### [STATED TASK]
Your task is to retype, word for word, the lines from the start of the data through the line holding "const ankleBoot = [33, 2261, 1236, 403, 3];". Do not include the pictures.

### [DATA SEGMENT]
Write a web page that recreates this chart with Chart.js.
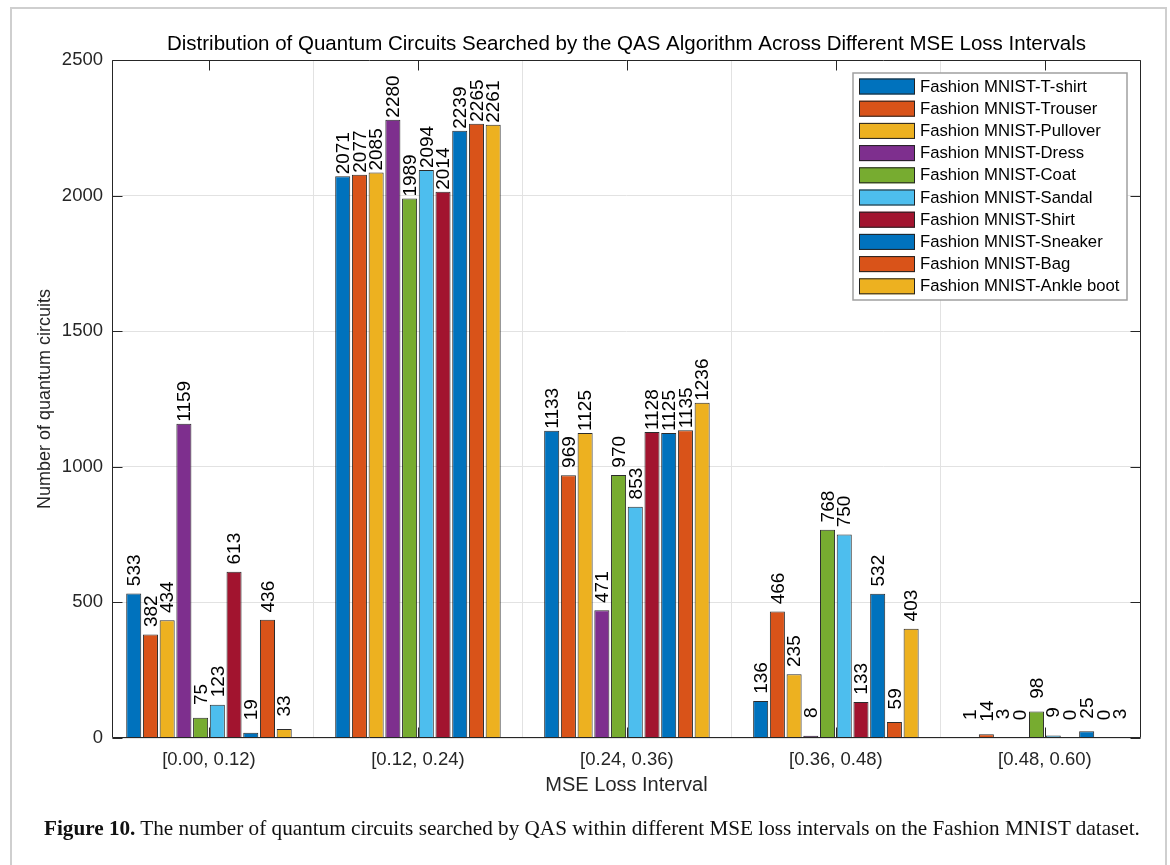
<!DOCTYPE html>
<html>
<head>
<meta charset="utf-8">
<title>Quantum circuits per MSE loss interval</title>
<script src="https://cdn.jsdelivr.net/npm/chart.js@4/dist/chart.umd.min.js"></script>
<style>
  html, body { margin: 0; padding: 0; background: #ffffff; }
  #wrap { position: relative; width: 1170px; height: 865px; overflow: hidden; }
  #frame { position: absolute; left: 10px; top: 7px; width: 1157px; height: 900px;
           border: 2px solid #cfcfcf; box-sizing: border-box; }
  #c { position: absolute; left: 0; top: 0; }
  #caption { position: absolute; left: 44px; top: 816px; white-space: nowrap;
             font-family: "Liberation Serif", "DejaVu Serif", serif; font-size: 21.2px; color: #111; }
</style>
</head>
<body>
<div id="wrap">
  <div id="frame"></div>
  <canvas id="c" width="1170" height="865"></canvas>
  <div id="caption"><b>Figure 10.</b> The number of quantum circuits searched by QAS within different MSE loss intervals on the Fashion MNIST dataset.</div>
</div>
<script>
// MSE loss intervals (x categories)
const intervals = ['[0.00, 0.12)', '[0.12, 0.24)', '[0.24, 0.36)', '[0.36, 0.48)', '[0.48, 0.60)'];

// Fashion MNIST classes (one bar series each)
const classNames = [
  'Fashion MNIST-T-shirt', 'Fashion MNIST-Trouser', 'Fashion MNIST-Pullover',
  'Fashion MNIST-Dress', 'Fashion MNIST-Coat', 'Fashion MNIST-Sandal',
  'Fashion MNIST-Shirt', 'Fashion MNIST-Sneaker', 'Fashion MNIST-Bag',
  'Fashion MNIST-Ankle boot'
];

// Number of searched circuits per interval, one array per class
const tshirt    = [533, 2071, 1133, 136, 1];
const trouser   = [382, 2077, 969, 466, 14];
const pullover  = [434, 2085, 1125, 235, 3];
const dress     = [1159, 2280, 471, 8, 0];
const coat      = [75, 1989, 970, 768, 98];
const sandal    = [123, 2094, 853, 750, 9];
const shirt     = [613, 2014, 1128, 133, 0];
const sneaker   = [19, 2239, 1125, 532, 25];
const bag       = [436, 2265, 1135, 59, 0];
const ankleBoot = [33, 2261, 1236, 403, 3];

const yTicks = [0, 500, 1000, 1500, 2000, 2500];

const chartTitle = 'Distribution of Quantum Circuits Searched by the QAS Algorithm Across Different MSE Loss Intervals';

// MATLAB default colour order
const palette = ['#0072BD', '#D95319', '#EDB120', '#7E2F8E', '#77AC30', '#4DBEEE', '#A2142F'];

const series = [tshirt, trouser, pullover, dress, coat, sandal, shirt, sneaker, bag, ankleBoot];

const SANS = '"Liberation Sans", Arial, Helvetica, sans-serif';
const INK = '#262626';

const datasets = series.map((vals, s) => ({
  label: classNames[s],
  data: vals.map((v, i) => ({ x: i + 1, y: v })),
  backgroundColor: palette[s % palette.length],
  borderColor: 'rgba(20,20,20,0.9)',
  borderWidth: 1,
  categoryPercentage: 0.8,
  barPercentage: 0.9
}));

// Title centred over the axes
const axesTitle = {
  id: 'axesTitle',
  afterDraw(chart) {
    const { ctx, chartArea: a } = chart;
    ctx.save();
    ctx.font = '20.5px ' + SANS;
    ctx.fillStyle = '#000';
    ctx.textAlign = 'center';
    ctx.textBaseline = 'middle';
    ctx.fillText(chartTitle, (a.left + a.right) / 2, a.top - 16);
    ctx.restore();
  }
};

// Box around the axes plus inward tick marks on all four sides
const axesBox = {
  id: 'axesBox',
  afterDatasetsDraw(chart) {
    const { ctx, chartArea: a, scales: { x, y } } = chart;
    const L = Math.round(a.left) + 0.5, R = Math.round(a.right) - 0.5;
    const T = Math.round(a.top) + 0.5, B = Math.round(a.bottom) - 0.5;
    ctx.save();
    ctx.strokeStyle = INK;
    ctx.lineWidth = 1;
    ctx.beginPath();
    ctx.rect(L, T, R - L, B - T);
    yTicks.forEach(v => {
      const py = Math.round(y.getPixelForValue(v)) + 0.5;
      ctx.moveTo(L, py); ctx.lineTo(L + 10, py);
      ctx.moveTo(R, py); ctx.lineTo(R - 10, py);
    });
    x.ticks.forEach(t => {
      const px = Math.round(x.getPixelForValue(t.value)) + 0.5;
      ctx.moveTo(px, T); ctx.lineTo(px, T + 10);
      ctx.moveTo(px, B); ctx.lineTo(px, B - 10);
    });
    ctx.stroke();
    ctx.restore();
  }
};

// Vertical value labels above each bar (right-aligned to four characters)
const barValues = {
  id: 'barValues',
  afterDatasetsDraw(chart) {
    const ctx = chart.ctx;
    ctx.save();
    ctx.font = '19px ' + SANS;
    ctx.fillStyle = '#000';
    ctx.textAlign = 'left';
    ctx.textBaseline = 'middle';
    chart.data.datasets.forEach((ds, di) => {
      chart.getDatasetMeta(di).data.forEach((el, i) => {
        const text = String(ds.data[i].y).padStart(4, ' ');
        ctx.save();
        ctx.translate(el.x + 1, el.y - 2);
        ctx.rotate(-Math.PI / 2);
        ctx.fillText(text, 0, 0);
        ctx.restore();
      });
    });
    ctx.restore();
  }
};

// Boxed legend in the upper-right corner of the axes
const boxLegend = {
  id: 'boxLegend',
  afterDraw(chart) {
    const { ctx, chartArea: a } = chart;
    const w = 274, rowH = 22.2, n = chart.data.datasets.length;
    const h = n * rowH + 5;
    const left = a.right - 14 - w, top = a.top + 13;
    ctx.save();
    ctx.fillStyle = '#fff';
    ctx.fillRect(left, top, w, h);
    ctx.strokeStyle = '#a0a0a0';
    ctx.lineWidth = 1.5;
    ctx.strokeRect(left, top, w, h);
    ctx.font = '16.7px ' + SANS;
    ctx.textAlign = 'left';
    ctx.textBaseline = 'middle';
    chart.data.datasets.forEach((ds, i) => {
      const sy = top + 5.5 + i * rowH;
      ctx.fillStyle = ds.backgroundColor;
      ctx.fillRect(left + 6, sy, 56, 16);
      ctx.strokeStyle = '#222';
      ctx.lineWidth = 1;
      ctx.strokeRect(left + 6.5, sy + 0.5, 55, 15);
      ctx.fillStyle = '#000';
      ctx.fillText(ds.label, left + 67, sy + 8.5);
    });
    ctx.restore();
  }
};

new Chart(document.getElementById('c'), {
  type: 'bar',
  data: { datasets },
  options: {
    responsive: false,
    animation: false,
    devicePixelRatio: 1,
    layout: { padding: { left: 0, right: 29, top: 60, bottom: 65 } },
    plugins: {
      legend: { display: false },
      tooltip: { enabled: false },
      title: { display: false }
    },
    scales: {
      x: {
        type: 'linear',
        min: 0.536,
        max: 5.46,
        offset: false,
        afterBuildTicks: s => { s.ticks = intervals.map((_, i) => ({ value: i + 1 })); },
        afterFit: s => { s.height = 62; },
        ticks: {
          color: INK,
          font: { family: SANS, size: 18.5 },
          padding: 11,
          maxRotation: 0,
          autoSkip: false,
          callback: v => intervals[Math.round(v) - 1] || ''
        },
        grid: { color: '#e2e2e2', drawTicks: false },
        border: { display: false },
        title: {
          display: true,
          text: 'MSE Loss Interval',
          color: INK,
          font: { family: SANS, size: 20 },
          padding: { top: 0, bottom: 3 }
        }
      },
      y: {
        min: 0,
        max: 2500,
        afterBuildTicks: s => { s.ticks = yTicks.map(v => ({ value: v })); },
        afterFit: s => { s.width = 112; },
        ticks: {
          color: INK,
          font: { family: SANS, size: 18.5 },
          padding: 9,
          callback: v => String(v)
        },
        grid: { color: '#e2e2e2', drawTicks: false },
        border: { display: false },
        title: {
          display: true,
          text: 'Number of quantum circuits',
          color: INK,
          font: { family: SANS, size: 18 },
          padding: { top: 34, bottom: 0 }
        }
      }
    }
  },
  plugins: [axesBox, barValues, boxLegend, axesTitle]
});
</script>
</body>
</html>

### [THE COMPLETED TASK]
Write a web page that recreates this chart with Chart.js.
<!DOCTYPE html>
<html>
<head>
<meta charset="utf-8">
<title>Quantum circuits per MSE loss interval</title>
<script src="https://cdn.jsdelivr.net/npm/chart.js@4/dist/chart.umd.min.js"></script>
<style>
  html, body { margin: 0; padding: 0; background: #ffffff; }
  #wrap { position: relative; width: 1170px; height: 865px; overflow: hidden; }
  #frame { position: absolute; left: 10px; top: 7px; width: 1157px; height: 900px;
           border: 2px solid #cfcfcf; box-sizing: border-box; }
  #c { position: absolute; left: 0; top: 0; }
  #caption { position: absolute; left: 44px; top: 816px; white-space: nowrap;
             font-family: "Liberation Serif", "DejaVu Serif", serif; font-size: 21.2px; color: #111; }
</style>
</head>
<body>
<div id="wrap">
  <div id="frame"></div>
  <canvas id="c" width="1170" height="865"></canvas>
  <div id="caption"><b>Figure 10.</b> The number of quantum circuits searched by QAS within different MSE loss intervals on the Fashion MNIST dataset.</div>
</div>
<script>
// MSE loss intervals (x categories)
const intervals = ['[0.00, 0.12)', '[0.12, 0.24)', '[0.24, 0.36)', '[0.36, 0.48)', '[0.48, 0.60)'];

// Fashion MNIST classes (one bar series each)
const classNames = [
  'Fashion MNIST-T-shirt', 'Fashion MNIST-Trouser', 'Fashion MNIST-Pullover',
  'Fashion MNIST-Dress', 'Fashion MNIST-Coat', 'Fashion MNIST-Sandal',
  'Fashion MNIST-Shirt', 'Fashion MNIST-Sneaker', 'Fashion MNIST-Bag',
  'Fashion MNIST-Ankle boot'
];

// Number of searched circuits per interval, one array per class
const tshirt    = [533, 2071, 1133, 136, 1];
const trouser   = [382, 2077, 969, 466, 14];
const pullover  = [434, 2085, 1125, 235, 3];
const dress     = [1159, 2280, 471, 8, 0];
const coat      = [75, 1989, 970, 768, 98];
const sandal    = [123, 2094, 853, 750, 9];
const shirt     = [613, 2014, 1128, 133, 0];
const sneaker   = [19, 2239, 1125, 532, 25];
const bag       = [436, 2265, 1135, 59, 0];
const ankleBoot = [33, 2261, 1236, 403, 3];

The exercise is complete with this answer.